Parallel to this is that operations in Yemen have become increasingly clandestine: “while there have been no officially declared US military strikes in Yemen since mid 2019, several dozen claimed US actions have nevertheless taken place,” the report notes. “In three incidents, all during 2020, admission of responsibility for actions by US officials in turn indicated that those attacks had been conducted either by the CIA, or were clandestine US military actions.”
US Central Command has similarly denied carrying out airstrikes in Yemen at a time that journalists have documented dozens of attacks.
Airwars notes that domestic popular opposition to the US war in Yemen, which increased in 2018 and 2019 in terms of both activist protests and congressional actions attempting to limit US involvement in the horrific Saudi-led war raging since 2015, might have caused the Pentagon to more carefully guard the truth about its activities in Yemen. However, even Congress’ resolutions made allowances for operations against al-Qaeda, which are the subjects of the bulk of US actions there anyway.
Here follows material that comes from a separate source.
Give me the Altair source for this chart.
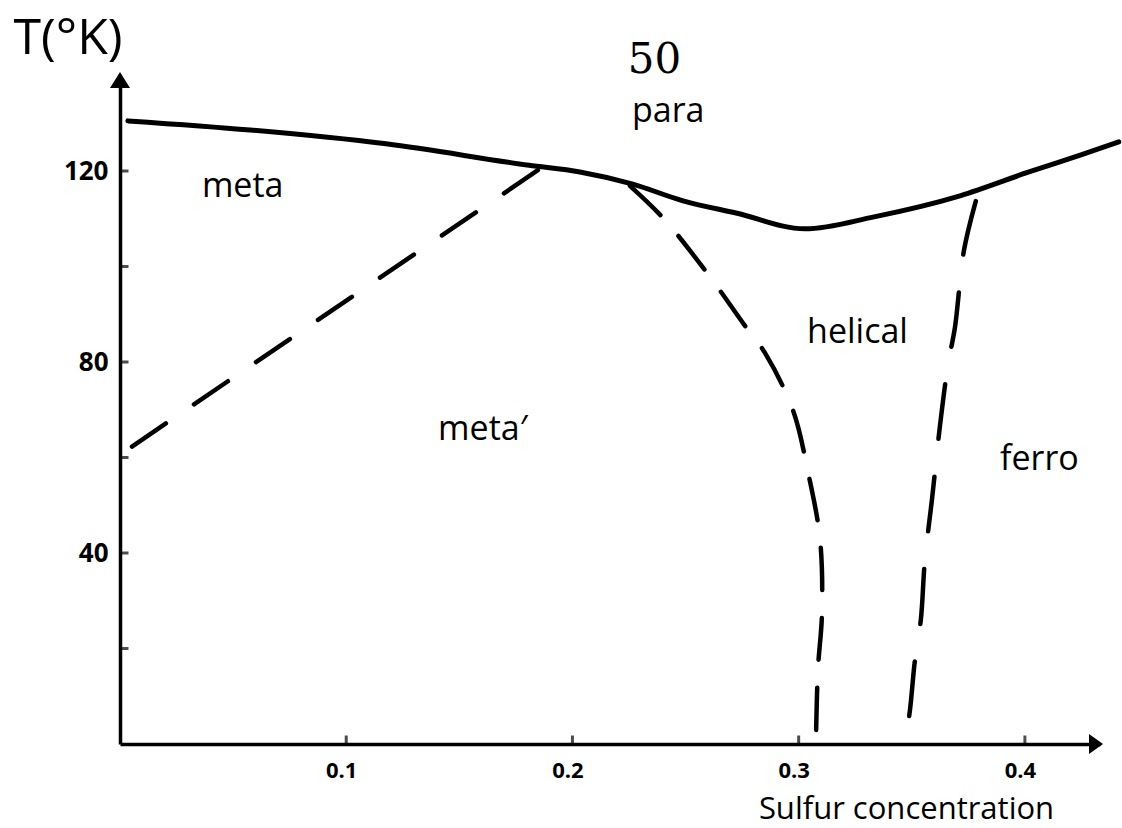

“As Donald Trump’s administration of 2017-2021 draws to a close, US counterterrorism actions in Yemen are demonstrably less transparent and accountable than under his immediate predecessor Barack Obama,” the report notes. “The challenge for the next United States administration – assuming that the US continues to target declining terror groups within Yemen – is to ensure that when things do go wrong for civilians on the ground, that justice and accountability for US errors are properly served.”